Deep learning virtual screening with active signature learning improves the identification of small-molecule modulators of complex phenotypes
Abstract
Phenotypic drug discovery holds promise for developing new medicines but is limited by throughput and scalability. Current application of AI to improve screening efficiency relied on single-use models trained on a phenotype-specific high throughput screen. We introduce a generalizable deep learning framework leveraging omics data to prioritize compounds for virtually any phenotype using a single model. We also developed a novel closed-loop active signature learning procedure to optimize the omics signature associated with a target phenotype. We trained our model on over 425,000 perturbation signatures and validated it using a new single-cell transcriptomics benchmark dataset profiling 88 perturbations across 10 cell lines.

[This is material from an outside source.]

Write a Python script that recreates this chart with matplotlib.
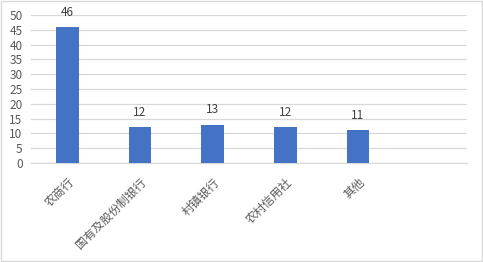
import matplotlib
matplotlib.use('Agg')
import matplotlib.pyplot as plt
from matplotlib.patches import Rectangle

plt.rcParams['font.family'] = ['Noto Sans CJK SC', 'DejaVu Sans']

# 数据
categories = ['农商行', '国有及股份制银行', '村镇银行', '农村信用社', '其他', '']
values = [46, 12, 13, 12, 11, None]
y_ticks = [0, 5, 10, 15, 20, 25, 30, 35, 40, 45, 50]

fig = plt.figure(figsize=(4.83, 2.62), dpi=100)
ax = fig.add_axes([31 / 483, (262 - 163) / 262, 436 / 483, 148 / 262])

x = list(range(len(categories)))
bar_x = [i for i, v in zip(x, values) if v is not None]
bar_v = [v for v in values if v is not None]
bars = ax.bar(bar_x, bar_v, width=0.31, color='#4472C4', zorder=3)

# 数据标签
for b, v in zip(bars, bar_v):
    ax.text(b.get_x() + b.get_width() / 2, v + 2.8, str(v), ha='center', va='bottom',
            fontsize=8.5, color='#404040')

ax.set_xlim(-0.5, len(categories) - 0.5)
ax.set_ylim(0, 50)
ax.set_yticks(y_ticks)
ax.set_xticks(x)
ax.set_xticklabels(categories, rotation=45, ha='right', rotation_mode='anchor',
                   fontsize=8.5, color='#595959')
for lbl in ax.get_xticklabels():
    lbl.set_x(lbl.get_position()[0])
ax.tick_params(axis='y', length=0, labelsize=8.5, labelcolor='#595959', pad=6)
ax.tick_params(axis='x', length=0, pad=9)

ax.grid(axis='y', color='#d9d9d9', linewidth=0.9, zorder=0)
for s in ['top', 'right', 'left']:
    ax.spines[s].set_visible(False)
ax.spines['bottom'].set_color('#d9d9d9')
ax.spines['bottom'].set_linewidth(0.9)

# 外框
fig.patches.append(Rectangle((0.002, 0.004), 0.995, 0.992, transform=fig.transFigure,
                             fill=False, edgecolor='#d9d9d9', linewidth=1))

fig.savefig('out.png', dpi=100)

Our approach outperformed published methods by 15-80\% and led to a 16-19X increase in productivity in two hematology phenotypic discovery campaigns, providing the first experimental validation that deep learning and omics data can improve the productivity of phenotypic discovery in a real-world setting. We next demonstrated the ability of our active signature learning algorithm to refine hit compound prioritization and gain mechanistic insights through an integrative lab-in-the-loop framework. This approach enables rational drug design targeting complex phenotypes, ushering in a new era of drug discovery.